Prosedur birokrasi perbankan yang berbelit-belit membuat masyarakat kecil, khususnya petani dan nelayan, sulit mendapatkan kredit. Belum lagi bunga yang diberikan bemasih sangat tinggi, berkisar 14% per tahun. Bila dibandingkan dengan negara-negara lain, bunga di Indonesia masih sangat tinggi. Untuk mendukung pertanian dan perikanan, bunga perbankan Jepang hanya 0,5%, Korea 2%, Cina 2,5%, Australia 3%, bahkan Thailand, Malaysia, dan Filipina hanya 3,8%.
Menurut Sadar Subagyo, anggota Komisi XI dari Fraksi Partai Gerindra, secara umum perbankan memang menyalurkan dana dalam bentuk pinjaman kepada masyarakat. “Perbankan adalah institusi yang menyerap kelebihan dana dari masyarakat dalam bentuk tabungan, deposito, dan lain-lain serta menyalurkan kepada masyarakat yang membutuhkan dana dalam bentuk pinjaman,” katanya kepada Gema Indonesia Raya.
Namun, untuk menyalurkan pinjaman itu, kata Sadar Subagyo, perbankan menerapkan hukum besi. Yaitu feasible (layak diberi pinjaman) dan bankable (memiliki jaminan). Dua hal inilah yang menjadi dasar bagi perbankan untuk memberi pinjaman (kredit) kepada nasabah. “Skema apapun yang dibuat oleh pemerintah menjadi mubazir bila dua hal itu tidak tersentuh dan tertangani dengan baik,” ujar Sadar Subagyo. Skema pemerintah yang dimaksud seperti KUR atau KUT.
Nah, apabila perbankan ingin berpihak kepada rakyat kecil, maka rakyat kecil itu mesti diberdayakan dahulu. “Secara sederhana pemerintah harus membuat rakyatnya menjadi bankable. Baru kemudian pemerintah membuat program- program perbankan untuk rakyat,” jelas Sadar Subagyo.
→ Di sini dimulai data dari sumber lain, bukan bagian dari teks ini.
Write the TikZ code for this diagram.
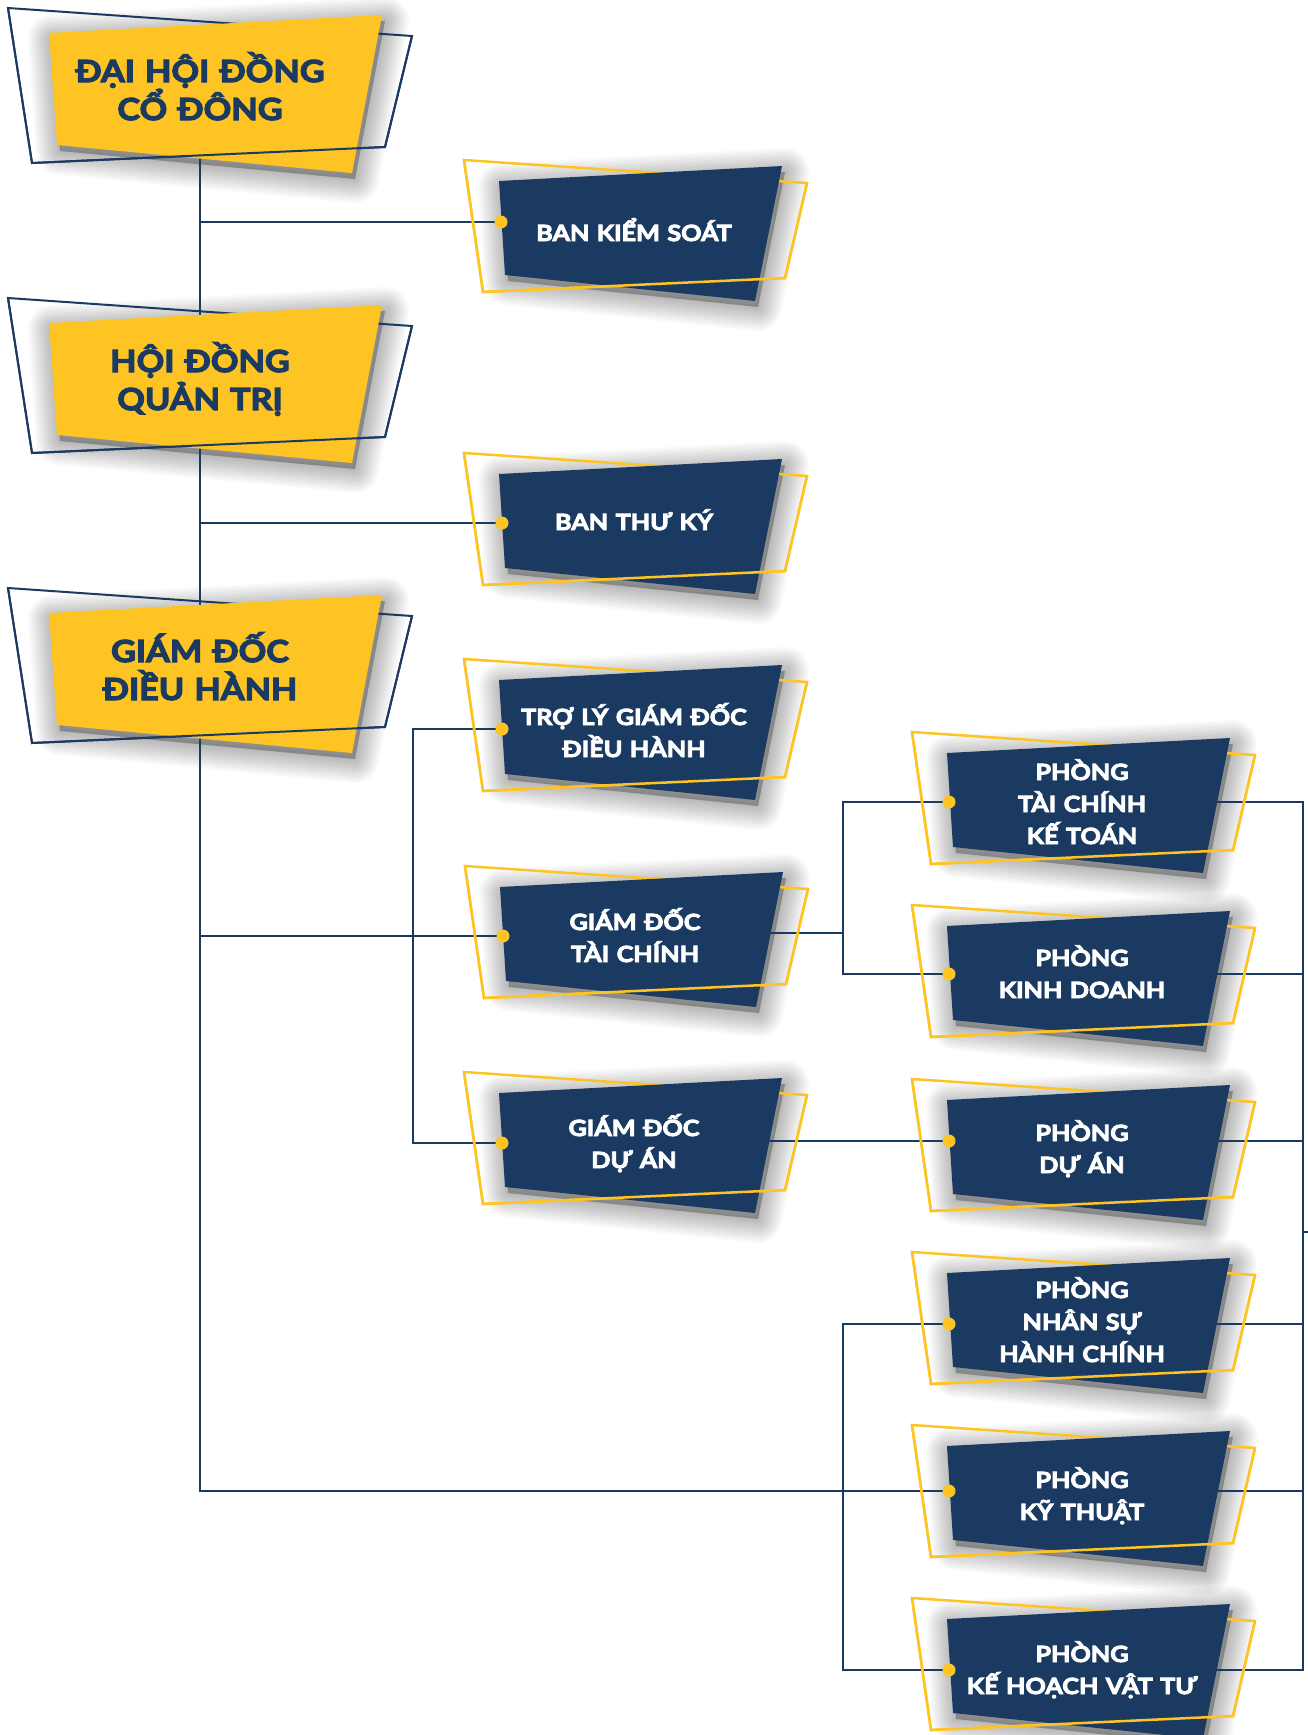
\documentclass[tikz,border=0pt]{standalone}
\usepackage{fontspec}
\newfontfamily\boxfont{Lato}[UprightFont={* Bold}, FakeStretch=1.13, FakeBold=4]
\definecolor{navy}{HTML}{1B3A62}
\definecolor{gold}{HTML}{FEC424}
\pgfdeclarelayer{bglayer}
\pgfdeclarelayer{shadowlayer}
\pgfdeclarelayer{linelayer}
\pgfsetlayers{bglayer,shadowlayer,linelayer,main}
\tikzset{
  conn/.style={draw=navy, line width=2pt},
  navyline/.style={draw=navy, line width=2pt, line join=miter},
  goldline/.style={draw=gold, line width=2.5pt, line join=miter},
  shadowstroke/.style={fill=black, draw=black, opacity=0.022, line join=round, shift={(3,6)}},
  bigtext/.style={anchor=base, text width=330pt, align=center, text=navy, inner sep=0pt,
    font=\boxfont\fontsize{30.3}{38}\selectfont},
  darktext/.style={anchor=base, text width=300pt, align=center, text=white, inner sep=0pt,
    font=\boxfont\fontsize{22.3}{32}\selectfont},
  dotfill/.style={fill=gold}
}
\newcommand\bigbox[3]{%
  \begin{scope}[shift={(8,#2)}]
    \begin{pgfonlayer}{shadowlayer}
      \foreach \w in {48,44,40,36,32,28,24,20,16,12,8,4}
        \filldraw[shadowstroke, line width=\w pt] (41,25) -- (374,7) -- (344,165) -- (49,137) -- cycle;
    \end{pgfonlayer}
    \draw[navyline] (0,0) -- (404,28) -- (377,139) -- (24,155) -- cycle;
    \fill[gold] (41,25) -- (374,7) -- (344,165) -- (49,137) -- cycle;
    \draw[navyline] (404,28) -- (377,139) -- (24,155) -- (0,0);
    \node[bigtext] (#1) at (192,74) {#3};
  \end{scope}}
\newcommand\darkbox[5]{%
  \begin{scope}[shift={(#2,#3)}]
    \begin{pgfonlayer}{shadowlayer}
      \foreach \w in {48,44,40,36,32,28,24,20,16,12,8,4}
        \filldraw[shadowstroke, line width=\w pt] (35,21) -- (318,6) -- (291,141) -- (41,115) -- cycle;
    \end{pgfonlayer}
    \draw[goldline] (0,0) -- (343,23) -- (321,118) -- (19,132) -- cycle;
    \fill[navy] (35,21) -- (318,6) -- (291,141) -- (41,115) -- cycle;
    \draw[goldline] (343,23) -- (321,118) -- (19,132) -- (0,0);
    \node[darktext] (#1) at (170,#4) {#5};
  \end{scope}}
\begin{document}
\begin{tikzpicture}[x=1pt,y=-1pt]
\useasboundingbox (0,0) rectangle (1307,1735);
\begin{pgfonlayer}{bglayer}
  \fill[white] (0,0) rectangle (1307,1735);
\end{pgfonlayer}

% boxes
\bigbox{dhdcd}{8}{ĐẠI HỘI ĐỒNG\\CỔ ĐÔNG}
\bigbox{hdqt}{298}{HỘI ĐỒNG\\QUẢN TRỊ}
\bigbox{gddh}{588}{GIÁM ĐỐC\\ĐIỀU HÀNH}

\darkbox{bks}{464}{160}{81}{BAN KIỂM SOÁT}
\darkbox{btk}{464}{453}{77}{BAN THƯ KÝ}
\darkbox{tlgd}{464}{659}{66}{TRỢ LÝ GIÁM ĐỐC\\ĐIỀU HÀNH}
\darkbox{gdtc}{465}{866}{64}{GIÁM ĐỐC\\TÀI CHÍNH}
\darkbox{gdda}{464}{1072}{64}{GIÁM ĐỐC\\DỰ ÁN}
\darkbox{ptckt}{912}{732}{48}{PHÒNG\\TÀI CHÍNH\\KẾ TOÁN}
\darkbox{pkd}{912}{905}{61}{PHÒNG\\KINH DOANH}
\darkbox{pda}{912}{1079}{62}{PHÒNG\\DỰ ÁN}
\darkbox{pnshc}{912}{1252}{46}{PHÒNG\\NHÂN SỰ\\HÀNH CHÍNH}
\darkbox{pkt}{912}{1425}{63}{PHÒNG\\KỸ THUẬT}
\darkbox{pkhvt}{912}{1598}{64}{PHÒNG\\KẾ HOẠCH VẬT TƯ}

% connection points
\coordinate (bks-in) at (501,222);
\coordinate (btk-in) at (502,523);
\coordinate (tlgd-in) at (502,729);
\coordinate (gdtc-in) at (503,936);
\coordinate (gdda-in) at (502,1143);
\coordinate (ptckt-in) at (949,802);
\coordinate (pkd-in) at (949,974);
\coordinate (pda-in) at (949,1141);
\coordinate (pnshc-in) at (949,1324);
\coordinate (pkt-in) at (949,1491);
\coordinate (pkhvt-in) at (949,1670);
\coordinate (gdtc-out) at (760,933);
\coordinate (gdda-out) at (760,1141);
\coordinate (ptckt-out) at (1210,802);
\coordinate (pkd-out) at (1210,974);
\coordinate (pda-out) at (1210,1141);
\coordinate (pnshc-out) at (1210,1324);
\coordinate (pkt-out) at (1210,1491);
\coordinate (pkhvt-out) at (1210,1670);
\coordinate (trunk) at (200,150);
\coordinate (busA) at (413,936);
\coordinate (busB) at (843,933);
\coordinate (busC) at (843,1491);
\coordinate (busR) at (1303,1232);
\coordinate (stub) at (1312,1232);

\begin{pgfonlayer}{linelayer}
  \draw[conn] (trunk) |- (pkt-in);
  \draw[conn] (trunk) |- (bks-in);
  \draw[conn] (trunk) |- (btk-in);
  \draw[conn] (trunk) |- (gdtc-in);
  \draw[conn] (tlgd-in) -| (busA) |- (gdda-in);
  \draw[conn] (gdtc-out) -- (busB);
  \draw[conn] (ptckt-in) -| (busB) |- (pkd-in);
  \draw[conn] (gdda-out) -- (pda-in);
  \draw[conn] (pnshc-in) -| (busC) |- (pkhvt-in);
  \draw[conn] (ptckt-out) -| (busR) |- (pkhvt-out);
  \draw[conn] (pkd-out) -- (pkd-out -| busR);
  \draw[conn] (pda-out) -- (pda-out -| busR);
  \draw[conn] (pnshc-out) -- (pnshc-out -| busR);
  \draw[conn] (pkt-out) -- (pkt-out -| busR);
  \draw[conn] (busR) -- (stub);
\end{pgfonlayer}

\foreach \d in {bks-in,btk-in,tlgd-in,gdtc-in,gdda-in,ptckt-in,pkd-in,pda-in,pnshc-in,pkt-in,pkhvt-in}
  \fill[dotfill] (\d) circle[radius=6.5pt];
\end{tikzpicture}
\end{document}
Atas dasar itu, Sadar menyatakan bahwa wajar apabila rakyat kecil, seperti petani dan nelayan, masih sulit mendapatkan kredit perbankan. Pasalnya, petani dan nelayan masih belum bankable. Sadar mencontohkan, petani sudah memiliki usaha tani yang layak, dan dari usaha itu mampu mengembalikan pinjaman. Namun, petani tidak mempunyai jaminan (collateral). Padahal petani memiliki lahan. Sayangnya, lahan itu tidak bisa dijadikan jaminan karena belum bersertifikat.
Persyaratan agunan antara lain sertifikat kepemilikan tanah. Bagi petani sertifikat ini menjadi masalah utama. Sebab, sawah atau lahan pada umumnya masih berstatus girik atau paling tinggi akta jual-beli. Jarang sekali sawah atau lahan pertanian yang memiliki sertifikat. Inilah ganjalan utama mendapatkan kredit.
Sebagai jalan keluarnya, lanjut Sadar Subagyo, pemerintah harus melayani pembuatan sertifikat lahan milik petani secara gratis (tanpa dipungut bayaran). “Jika pemerintah menggratiskan sertifikasi tanah petani, otomatis pemerintah membuat petani menjadi bankable. Dengan demikian otomatis petani akan terjangkau oleh perbankan,” kata Sadar Subagyo. Maka, mungkin tak ada keluhan petani sulit mendapatkan kredit perbankan.